Read the prelude to the Laws of Wellness: The Four Dimensions of Wellness
The Second Law of Wellness—Center Yourself in Your Body—is about leading a healthy life style, which is so vital to a good life. Physical wellness is crucial because your body is your main instrument for living. It is through your body that you think and act and enjoy life. Balance in all four dimensions begins with balance in the body.
Healthy living has two cornerstones: diet and exercise. In our modern world, both of these face many temptations that don’t agree with the physiology that has evolved for us humans. Physiologically, we aren’t meant to be eating supersized portions of high-calorie meals, or sitting all evening before a television or computer. As a result, we may overwork our bodies in some ways—for example, by having to digest and assimilate large amounts of fat. In other ways, we may under work them—for example, by not getting enough cardiovascular exercise.
Diet has been an important issue since the earliest days of humankind. Even Adam and Eve had a few dietary problems—something about eating forbidden fruit—with some very serious repercussions. Today, maintaining a proper diet and exercise regimen are crucial to health and wellness.
There is plenty of information out there about eating right and exercising. But each person is different, and it’s important to talk to your physician about what’s right for you in the way of diet and exercise. I will mention two important dietary health rules that have been proved again and again: eat lots of vegetables, fruits, and berries, and choose whole grains.
There are also other important aspects of healthy living. These include getting enough sleep, refraining from harmful practices such as smoking, and also, of course, calming the turbulence.
Lack of healthy living in any of these areas can have very negative consequences. Let’s consider sleep. Lack of adequate sleep can lead to serious repercussions not only physiologically but in the other three wellness dimensions. I know of a boy whose father had sleep apnea. The father could never get a good night’s sleep. He was always tired. As a result, he was very hard to live with—constantly bad-tempered and cranky. He would fly off at the slightest provocation. The boy hated being around his father. He always tried to be careful around him, so as not to stir his wrath. The two had a terrible relationship. Finally, when the boy came of age, he was able to leave home. Afterward, he loathed returning for a visit because he would have to deal with his father again.
But then the father—who had seldom gone to doctors—was finally diagnosed with sleep apnea. A device to help him breathe easier at night was prescribed so that he wouldn’t be continually waking up. And lo! For the first time in a couple of decades, he got a good night’s sleep. Soon, his whole personality transformed! He stopped being so cantankerous. Because he wasn’t always sleep-deprived, he became much mellower. When the young man went back home, he found that his father had changed radically. Now, he could actually hold a pleasant conversation with the man. Father and son started talking more and more, and soon the two became great friends.
It’s a happy ending, but the tragedy is that for many years, the father-son relationship was sabotaged because of lack of sleep.
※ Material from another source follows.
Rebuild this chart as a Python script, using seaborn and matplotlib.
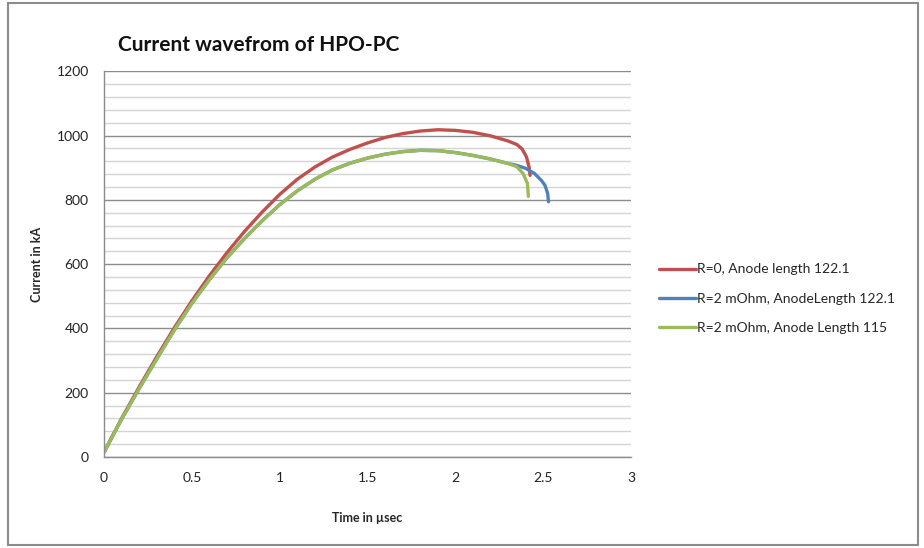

And of course, you don’t have to have sleep apnea to be lacking in sleep. An estimated 70 million Americans have sleep problems. Approximately 30 percent of workers fall asleep at their jobs. Let’s hope those folks aren’t airline pilots or taxi drivers and don’t operate nuclear reactors.
While poor sleep and various other unhealthy habits have negative consequences, healthful living has many benefits. It:
Gives you greater energy and improved stamina
Strengthens your immune system to ward off disease
Promotes slower and more graceful aging
Improves cognitive powers, including a reduced susceptibility to Alzheimer’s
Leads to a stronger self-image
Increases your appetite for living and being sociable
You can see from this list that the benefits of healthy living aren’t only physiological. They also affect our psychological, social, and spiritual lives.
Living healthy takes commitment and planning. Seeing its value is the key. People often fool themselves into believing that they can abuse their bodies for decades and somehow it will all work out in the end. But that’s not true. What we do to our bodies today in the form of diet, exercise, sleep, and stress will likely have repercussions decades hence.
You may be leading a very healthy lifestyle right now. If so, that’s great. But if not, I hope you will do two things. First, pick the brains of your doctor. Get his or her advice about what you should be doing to live healthy. Then follow that advice by developing a Personal Health Plan.
Develop strategies that you can stick with for the long term.
Write down your plan.
Find ways to motivate yourself and keep on track.
As you progress, modify your plan as necessary.
It helps to have company, so try to find others to work with. Enlist a walking, jogging, or exercise partner. Make healthy living an ongoing family project. Join a support group. By committing yourself to such a lifestyle change, you will improve not only your health, but your wellness in all four dimensions.